During its three week mission, the ship’s two ROVs will drift down 2.4 miles below the water’s surface to study the interactions between the water and the rocks at the volcano. These specific conditions yield life here on Earth, and could be doing the same in the solar system. “We want to study the water/rock interactions so we can begin to understand, ok, we have this kind of basalt interacting with this kind of water. This is what happens and that may be what is happening on Enceladus as well, ” says Lim. “ It’s not clear to what extent what type of microbial populations there are around the area. We’re still expecting an interesting diversity from the hydrothermal venting points.”

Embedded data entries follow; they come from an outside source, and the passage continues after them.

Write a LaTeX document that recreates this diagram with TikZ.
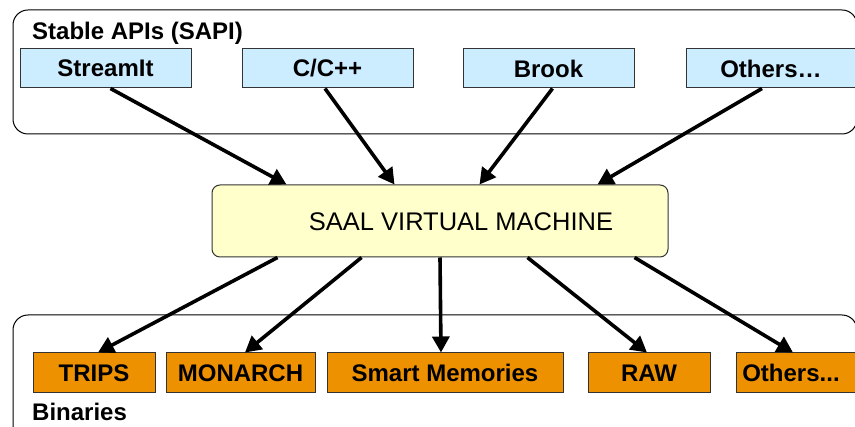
\documentclass[tikz,border=0pt]{standalone}
\usepackage{fontspec}
\setmainfont{Liberation Sans}
\usetikzlibrary{arrows.meta}
\definecolor{apiblue}{RGB}{204,236,255}
\definecolor{binorange}{RGB}{238,145,0}
\definecolor{vmyellow}{RGB}{255,255,204}
\definecolor{edgegray}{RGB}{51,51,51}
\tikzset{
  group/.style={draw=black, line width=1pt, rounded corners=15pt},
  grouplabel/.style={font=\fontsize{24}{28}\selectfont\bfseries, inner sep=0pt},
  apibox/.style={draw=edgegray, line width=1pt, fill=apiblue, inner sep=0pt,
    minimum height=39pt, font=\fontsize{24}{28}\selectfont\bfseries},
  binbox/.style={draw=edgegray, line width=1pt, fill=binorange, inner sep=0pt,
    minimum height=40pt, font=\fontsize{24}{28}\selectfont\bfseries},
  vmbox/.style={draw=edgegray, line width=1pt, fill=vmyellow, rounded corners=8pt,
    inner sep=0pt, minimum width=456pt, minimum height=72pt},
  flow/.style={line width=3.6pt, -{Triangle[length=16pt,width=17pt]}}
}
\begin{document}
\begin{tikzpicture}[x=1pt, y=-1pt]
\useasboundingbox (0,0) rectangle (855,427);
\clip (0,0) rectangle (855,427);

% API group
\draw[group] (13,10) rectangle (857,134);
\node[grouplabel, anchor=base west] (sapilabel) at (32,39.5) {Stable APIs (SAPI)};
\node[apibox, minimum width=171pt] (streamit) at (105.5,68.5) {StreamIt};
\node[apibox, minimum width=171pt] (cpp) at (327.5,68.5) {C/C++};
\node[apibox, minimum width=171pt] (brook) at (548.5,68.5) {Brook};
\node[apibox, minimum width=171pt] (apiothers) at (771.5,68.5) {};
\node[grouplabel] (apiotherstext) at (771,68.5) {Others…};

% virtual machine
\node[vmbox, label={[font=\fontsize{25.5}{30}\selectfont, xshift=21pt, yshift=-1pt]center:SAAL VIRTUAL MACHINE}] (vm) at (440,221) {};

% binaries group
\draw[group] (13,315) rectangle (857,440);
\node[grouplabel, anchor=base west] (binlabel) at (32,420.5) {Binaries};
\node[binbox, minimum width=122pt] (trips) at (94,373) {TRIPS};
\node[binbox, minimum width=149pt] (monarch) at (240.5,373) {MONARCH};
\node[binbox, minimum width=236pt] (smart) at (445,373) {Smart Memories};
\node[binbox, minimum width=122pt] (raw) at (649,373) {RAW};
\node[binbox, minimum width=122pt] (binothers) at (797,373) {};
\node[grouplabel] (binotherstext) at (791,373) {Others...};

% APIs into the virtual machine
\draw[flow] ([xshift=5pt]streamit.south) -- ([xshift=75pt]vm.north west);
\draw[flow] ([xshift=-2.5pt]cpp.south) -- ([xshift=183pt]vm.north west);
\draw[flow] ([xshift=4pt]brook.south) -- ([xshift=268pt]vm.north west);
\draw[flow] ([xshift=-9.5pt]apiothers.south) -- ([xshift=386pt]vm.north west);

% virtual machine out to binaries
\draw[flow] ([xshift=66pt]vm.south west) -- ([xshift=4pt]trips.north);
\draw[flow] ([xshift=150pt]vm.south west) -- ([xshift=4.5pt]monarch.north);
\draw[flow] (vm.south) -- ([xshift=-4pt]smart.north);
\draw[flow] ([xshift=316pt]vm.south west) -- ([xshift=-2pt]raw.north);
\draw[flow] ([xshift=423pt]vm.south west) -- ([xshift=-4pt]binothers.north);
\end{tikzpicture}
\end{document}
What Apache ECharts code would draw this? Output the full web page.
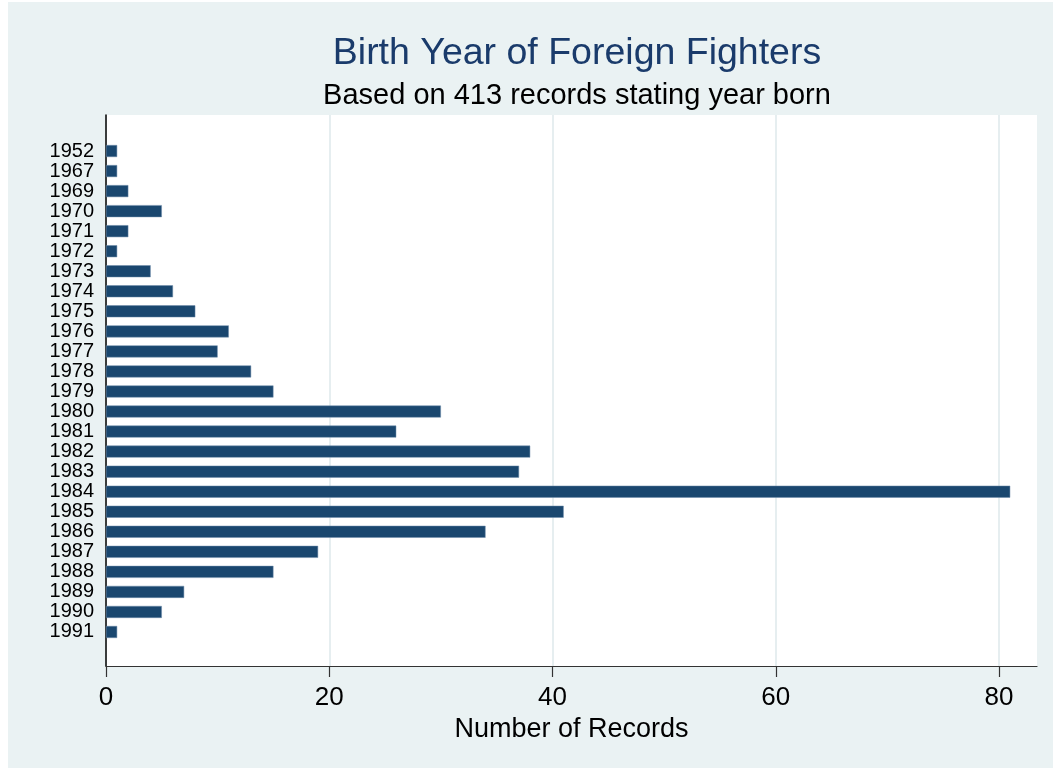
<!DOCTYPE html>
<html>
<head>
<meta charset="utf-8">
<title>Birth Year of Foreign Fighters</title>
<script src="https://cdn.jsdelivr.net/npm/echarts@6/dist/echarts.min.js"></script>
<style>
  html, body { margin: 0; padding: 0; background: #ffffff; }
  #main {
    position: absolute;
    left: 8px;
    top: 2px;
    width: 1045px;
    height: 766px;
    background: #eaf2f3;
  }
</style>
</head>
<body>
<div id="main"></div>
<script>
  // data
  var years = ['1952', '1967', '1969', '1970', '1971', '1972', '1973', '1974', '1975',
    '1976', '1977', '1978', '1979', '1980', '1981', '1982', '1983', '1984', '1985',
    '1986', '1987', '1988', '1989', '1990', '1991'];
  var records = [1, 1, 2, 5, 2, 1, 4, 6, 8, 11, 10, 13, 15, 30, 26, 38, 37, 81, 41, 34, 19, 15, 7, 5, 1];
  var xTicks = [0, 20, 40, 60, 80];
  var xMax = 83.4;

  var font = "'Liberation Sans', Arial, sans-serif";
  var chart = echarts.init(document.getElementById('main'), null, { renderer: 'canvas' });

  chart.setOption({
    backgroundColor: 'transparent',
    animation: false,
    title: [
      {
        text: 'Birth Year of Foreign Fighters',
        left: 564, top: 28, textAlign: 'center',
        textStyle: { fontFamily: font, fontSize: 37.5, fontWeight: 'normal', color: '#1a3b6b' }
      },
      {
        text: 'Based on 413 records stating year born',
        left: 564, top: 74, textAlign: 'center',
        textStyle: { fontFamily: font, fontSize: 29, fontWeight: 'normal', color: '#000' }
      }
    ],
    grid: [
      // frame: white plot region, axes and gridlines
      { left: 98, right: 16, top: 113, bottom: 102, show: true, backgroundColor: '#ffffff', borderWidth: 0 },
      // bars
      { left: 98, right: 16, top: 139, bottom: 126 }
    ],
    xAxis: [
      {
        type: 'value', gridIndex: 0, min: 0, max: xMax, interval: 20,
        name: 'Number of Records', nameLocation: 'middle', nameGap: 43,
        nameTextStyle: { fontFamily: font, fontSize: 27, color: '#000' },
        axisLine: { show: true, lineStyle: { color: '#333', width: 1.2 } },
        axisTick: { show: true, inside: false, length: 11, customValues: xTicks, lineStyle: { color: '#333', width: 1.2 } },
        axisLabel: { customValues: xTicks, fontFamily: font, fontSize: 26, color: '#000', margin: 19 },
        splitLine: { show: true, lineStyle: { color: '#e6eef0', width: 2 } }
      },
      {
        type: 'value', gridIndex: 1, min: 0, max: xMax, show: false
      }
    ],
    yAxis: [
      {
        type: 'value', gridIndex: 0, min: 0, max: 1,
        axisLine: { show: true, lineStyle: { color: '#000', width: 1.5 } },
        axisTick: { show: false }, axisLabel: { show: false }, splitLine: { show: false }
      },
      {
        type: 'category', gridIndex: 1, data: years, inverse: true,
        axisLine: { show: false }, axisTick: { show: false },
        axisLabel: { interval: 0, fontFamily: font, fontSize: 20, color: '#000', margin: 12 },
        splitLine: { show: false }
      }
    ],
    series: [
      {
        type: 'bar',
        name: 'Number of Records',
        xAxisIndex: 1, yAxisIndex: 1,
        data: records,
        barWidth: 12,
        itemStyle: { color: '#1a476f', borderColor: '#6f8dab', borderWidth: 0.5 }
      }
    ]
  });
</script>
</body>
</html>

Both robotic vehicles will collect rock and water samples and allow the team to study the geology of the area through the eyes of planetary scientists for the first time. By collecting this kind of data at Lō`ihi, the SUBSEA team can create models and hypothesise about what we might see at Enceladus and other icy moons believed to have hydrothermal systems on their ocean floors.
Preparing for Space
Searching for life at Lō`ihi isn’t all the SUBSEA team is setting out to do. They will be livestreaming their three week long mission as a way to study the inherent time latency built into deep space missions. There is only a couple second communication delay between Earth and the moon, but light has to travel 14 minutes one way to get to Mars and up to 90 minutes to get to Enceladus. These lags in data have to be accounted for when remotely operating a rover or maybe even a submarine. “Building up some foundational knowledge for how to explore in deep space is extremely exciting to me,” says Lim. “This is a high fidelity analog that we’re going to be using as a baseline for how decisions can get made using this low latency telepresence architectures. It will help us build teleoperations not only on Mars but for the moon, for asteroids and so forth.”
While the mission is taking place on a ship in Hawaii, the SUBSEA mission control is actually located in Rhode Island, a distance of over 5,000 miles. By live streaming the underwater cameras and data collection to the team across the globe, it will inherently build in a time delay. By testing out this system on Earth in this way, it will help inform other missions about how challenging data relay might be when it’s attempted off planet. If we can’t send high resolution video to another location on Earth for example, then how can we expect to do it at Mars? Since it is likely that a first human mission to Mars could include remotely operating a rover or scientific instrument of some kind from orbit, tests like these can help build out that much needed infrastructure, long before it’s needed on a mission to Enceladus.
Next year when the Nautilus heads back out to sea, Lim and her team will introduce a time delay to mimic the natural light-time delay between Earth and Mars though rounding it down to around 10 minutes instead of 14, just to gauge how many challenges arise.
“This mission is so exciting because one of the areas in our solar system that we may want to look at in terms of present day life are some of these ocean world systems,” says Dr. Lim. “So being able to use a terrestrial system as a mechanism to make some hypothesis come together about what might be possible at an ocean system is great and very exciting.”